DATA EXTRACT:

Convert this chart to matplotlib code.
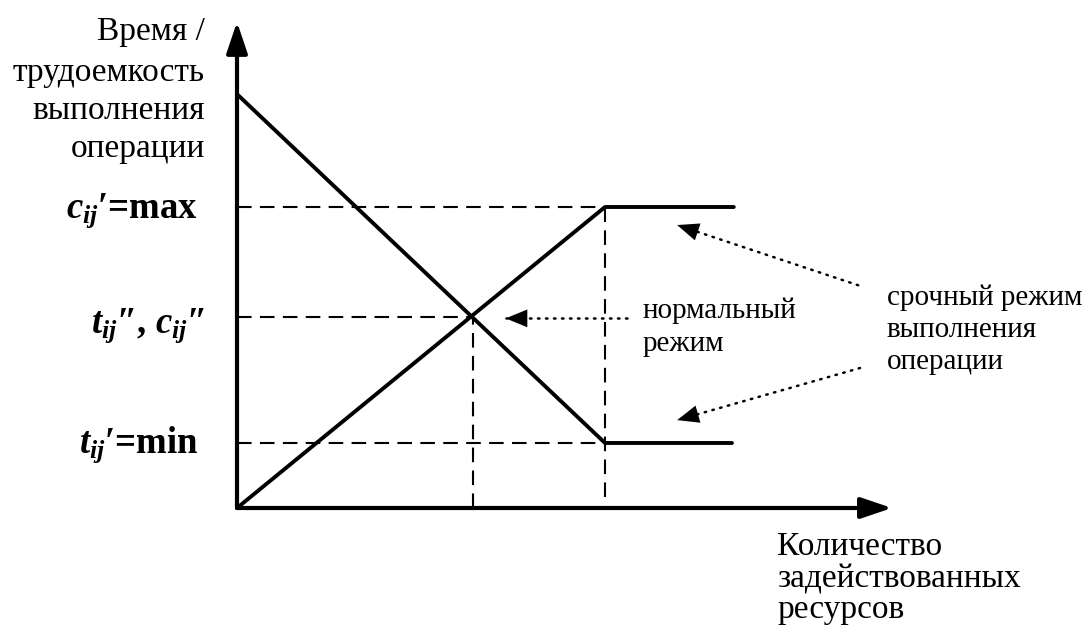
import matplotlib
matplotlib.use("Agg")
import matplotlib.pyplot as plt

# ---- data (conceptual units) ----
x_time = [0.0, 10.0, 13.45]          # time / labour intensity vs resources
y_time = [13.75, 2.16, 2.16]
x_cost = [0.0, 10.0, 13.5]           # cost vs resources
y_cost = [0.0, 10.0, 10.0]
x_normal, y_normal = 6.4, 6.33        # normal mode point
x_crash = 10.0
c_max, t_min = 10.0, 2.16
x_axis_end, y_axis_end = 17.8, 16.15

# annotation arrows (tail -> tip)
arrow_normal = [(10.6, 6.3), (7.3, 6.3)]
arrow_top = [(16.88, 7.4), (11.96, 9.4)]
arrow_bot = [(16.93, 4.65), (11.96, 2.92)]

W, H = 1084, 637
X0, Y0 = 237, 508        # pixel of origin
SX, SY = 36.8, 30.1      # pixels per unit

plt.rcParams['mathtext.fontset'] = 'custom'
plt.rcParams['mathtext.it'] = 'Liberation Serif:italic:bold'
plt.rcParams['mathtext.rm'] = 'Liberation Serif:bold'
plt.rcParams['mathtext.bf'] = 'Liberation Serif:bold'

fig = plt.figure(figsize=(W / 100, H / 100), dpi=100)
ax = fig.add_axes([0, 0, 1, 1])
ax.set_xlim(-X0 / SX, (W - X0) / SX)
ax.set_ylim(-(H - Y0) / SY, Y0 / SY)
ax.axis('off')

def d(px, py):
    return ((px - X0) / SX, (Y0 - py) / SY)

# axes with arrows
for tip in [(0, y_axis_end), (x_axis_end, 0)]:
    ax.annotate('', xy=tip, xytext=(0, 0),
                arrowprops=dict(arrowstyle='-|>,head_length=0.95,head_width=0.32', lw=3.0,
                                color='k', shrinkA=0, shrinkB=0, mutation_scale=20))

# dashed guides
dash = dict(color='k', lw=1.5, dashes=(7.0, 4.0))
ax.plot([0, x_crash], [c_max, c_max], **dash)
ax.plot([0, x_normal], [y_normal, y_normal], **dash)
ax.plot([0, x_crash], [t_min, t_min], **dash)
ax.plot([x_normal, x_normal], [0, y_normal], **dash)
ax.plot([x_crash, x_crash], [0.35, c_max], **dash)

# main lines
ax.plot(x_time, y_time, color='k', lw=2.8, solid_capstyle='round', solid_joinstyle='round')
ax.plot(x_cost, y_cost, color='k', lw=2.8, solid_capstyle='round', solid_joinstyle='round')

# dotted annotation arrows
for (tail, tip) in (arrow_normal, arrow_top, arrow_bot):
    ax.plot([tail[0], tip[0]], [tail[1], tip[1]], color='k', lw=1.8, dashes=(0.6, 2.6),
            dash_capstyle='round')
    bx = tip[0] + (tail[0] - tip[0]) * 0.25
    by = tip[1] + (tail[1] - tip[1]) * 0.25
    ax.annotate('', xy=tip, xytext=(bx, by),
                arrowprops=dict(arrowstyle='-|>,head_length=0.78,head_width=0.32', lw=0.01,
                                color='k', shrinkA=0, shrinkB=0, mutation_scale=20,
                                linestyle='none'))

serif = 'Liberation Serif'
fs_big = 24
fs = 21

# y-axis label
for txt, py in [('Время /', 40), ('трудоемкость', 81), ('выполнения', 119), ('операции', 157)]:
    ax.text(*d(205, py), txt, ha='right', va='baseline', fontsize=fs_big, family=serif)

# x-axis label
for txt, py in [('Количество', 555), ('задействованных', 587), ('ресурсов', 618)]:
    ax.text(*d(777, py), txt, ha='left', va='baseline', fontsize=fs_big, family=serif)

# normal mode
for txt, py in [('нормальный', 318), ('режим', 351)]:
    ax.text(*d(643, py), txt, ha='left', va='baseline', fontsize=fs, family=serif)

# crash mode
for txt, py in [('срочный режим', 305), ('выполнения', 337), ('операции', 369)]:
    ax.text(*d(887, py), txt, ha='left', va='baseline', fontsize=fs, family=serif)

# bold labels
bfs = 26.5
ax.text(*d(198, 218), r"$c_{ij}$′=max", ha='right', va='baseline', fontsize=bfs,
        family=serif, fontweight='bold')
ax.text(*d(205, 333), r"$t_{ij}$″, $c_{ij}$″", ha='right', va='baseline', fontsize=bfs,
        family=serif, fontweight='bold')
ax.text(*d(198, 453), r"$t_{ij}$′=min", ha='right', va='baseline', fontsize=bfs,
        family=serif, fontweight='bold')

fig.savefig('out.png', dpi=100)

DO THIS: Pictures are excluded; output everything else in the data verbatim.

SOLUTION FOR THIS PROBLEM:
Convert this chart to matplotlib code.
import matplotlib
matplotlib.use("Agg")
import matplotlib.pyplot as plt

# ---- data (conceptual units) ----
x_time = [0.0, 10.0, 13.45]          # time / labour intensity vs resources
y_time = [13.75, 2.16, 2.16]
x_cost = [0.0, 10.0, 13.5]           # cost vs resources
y_cost = [0.0, 10.0, 10.0]
x_normal, y_normal = 6.4, 6.33        # normal mode point
x_crash = 10.0
c_max, t_min = 10.0, 2.16
x_axis_end, y_axis_end = 17.8, 16.15

# annotation arrows (tail -> tip)
arrow_normal = [(10.6, 6.3), (7.3, 6.3)]
arrow_top = [(16.88, 7.4), (11.96, 9.4)]
arrow_bot = [(16.93, 4.65), (11.96, 2.92)]

W, H = 1084, 637
X0, Y0 = 237, 508        # pixel of origin
SX, SY = 36.8, 30.1      # pixels per unit

plt.rcParams['mathtext.fontset'] = 'custom'
plt.rcParams['mathtext.it'] = 'Liberation Serif:italic:bold'
plt.rcParams['mathtext.rm'] = 'Liberation Serif:bold'
plt.rcParams['mathtext.bf'] = 'Liberation Serif:bold'

fig = plt.figure(figsize=(W / 100, H / 100), dpi=100)
ax = fig.add_axes([0, 0, 1, 1])
ax.set_xlim(-X0 / SX, (W - X0) / SX)
ax.set_ylim(-(H - Y0) / SY, Y0 / SY)
ax.axis('off')

def d(px, py):
    return ((px - X0) / SX, (Y0 - py) / SY)

# axes with arrows
for tip in [(0, y_axis_end), (x_axis_end, 0)]:
    ax.annotate('', xy=tip, xytext=(0, 0),
                arrowprops=dict(arrowstyle='-|>,head_length=0.95,head_width=0.32', lw=3.0,
                                color='k', shrinkA=0, shrinkB=0, mutation_scale=20))

# dashed guides
dash = dict(color='k', lw=1.5, dashes=(7.0, 4.0))
ax.plot([0, x_crash], [c_max, c_max], **dash)
ax.plot([0, x_normal], [y_normal, y_normal], **dash)
ax.plot([0, x_crash], [t_min, t_min], **dash)
ax.plot([x_normal, x_normal], [0, y_normal], **dash)
ax.plot([x_crash, x_crash], [0.35, c_max], **dash)

# main lines
ax.plot(x_time, y_time, color='k', lw=2.8, solid_capstyle='round', solid_joinstyle='round')
ax.plot(x_cost, y_cost, color='k', lw=2.8, solid_capstyle='round', solid_joinstyle='round')

# dotted annotation arrows
for (tail, tip) in (arrow_normal, arrow_top, arrow_bot):
    ax.plot([tail[0], tip[0]], [tail[1], tip[1]], color='k', lw=1.8, dashes=(0.6, 2.6),
            dash_capstyle='round')
    bx = tip[0] + (tail[0] - tip[0]) * 0.25
    by = tip[1] + (tail[1] - tip[1]) * 0.25
    ax.annotate('', xy=tip, xytext=(bx, by),
                arrowprops=dict(arrowstyle='-|>,head_length=0.78,head_width=0.32', lw=0.01,
                                color='k', shrinkA=0, shrinkB=0, mutation_scale=20,
                                linestyle='none'))

serif = 'Liberation Serif'
fs_big = 24
fs = 21

# y-axis label
for txt, py in [('Время /', 40), ('трудоемкость', 81), ('выполнения', 119), ('операции', 157)]:
    ax.text(*d(205, py), txt, ha='right', va='baseline', fontsize=fs_big, family=serif)

# x-axis label
for txt, py in [('Количество', 555), ('задействованных', 587), ('ресурсов', 618)]:
    ax.text(*d(777, py), txt, ha='left', va='baseline', fontsize=fs_big, family=serif)

# normal mode
for txt, py in [('нормальный', 318), ('режим', 351)]:
    ax.text(*d(643, py), txt, ha='left', va='baseline', fontsize=fs, family=serif)

# crash mode
for txt, py in [('срочный режим', 305), ('выполнения', 337), ('операции', 369)]:
    ax.text(*d(887, py), txt, ha='left', va='baseline', fontsize=fs, family=serif)

# bold labels
bfs = 26.5
ax.text(*d(198, 218), r"$c_{ij}$′=max", ha='right', va='baseline', fontsize=bfs,
        family=serif, fontweight='bold')
ax.text(*d(205, 333), r"$t_{ij}$″, $c_{ij}$″", ha='right', va='baseline', fontsize=bfs,
        family=serif, fontweight='bold')
ax.text(*d(198, 453), r"$t_{ij}$′=min", ha='right', va='baseline', fontsize=bfs,
        family=serif, fontweight='bold')

fig.savefig('out.png', dpi=100)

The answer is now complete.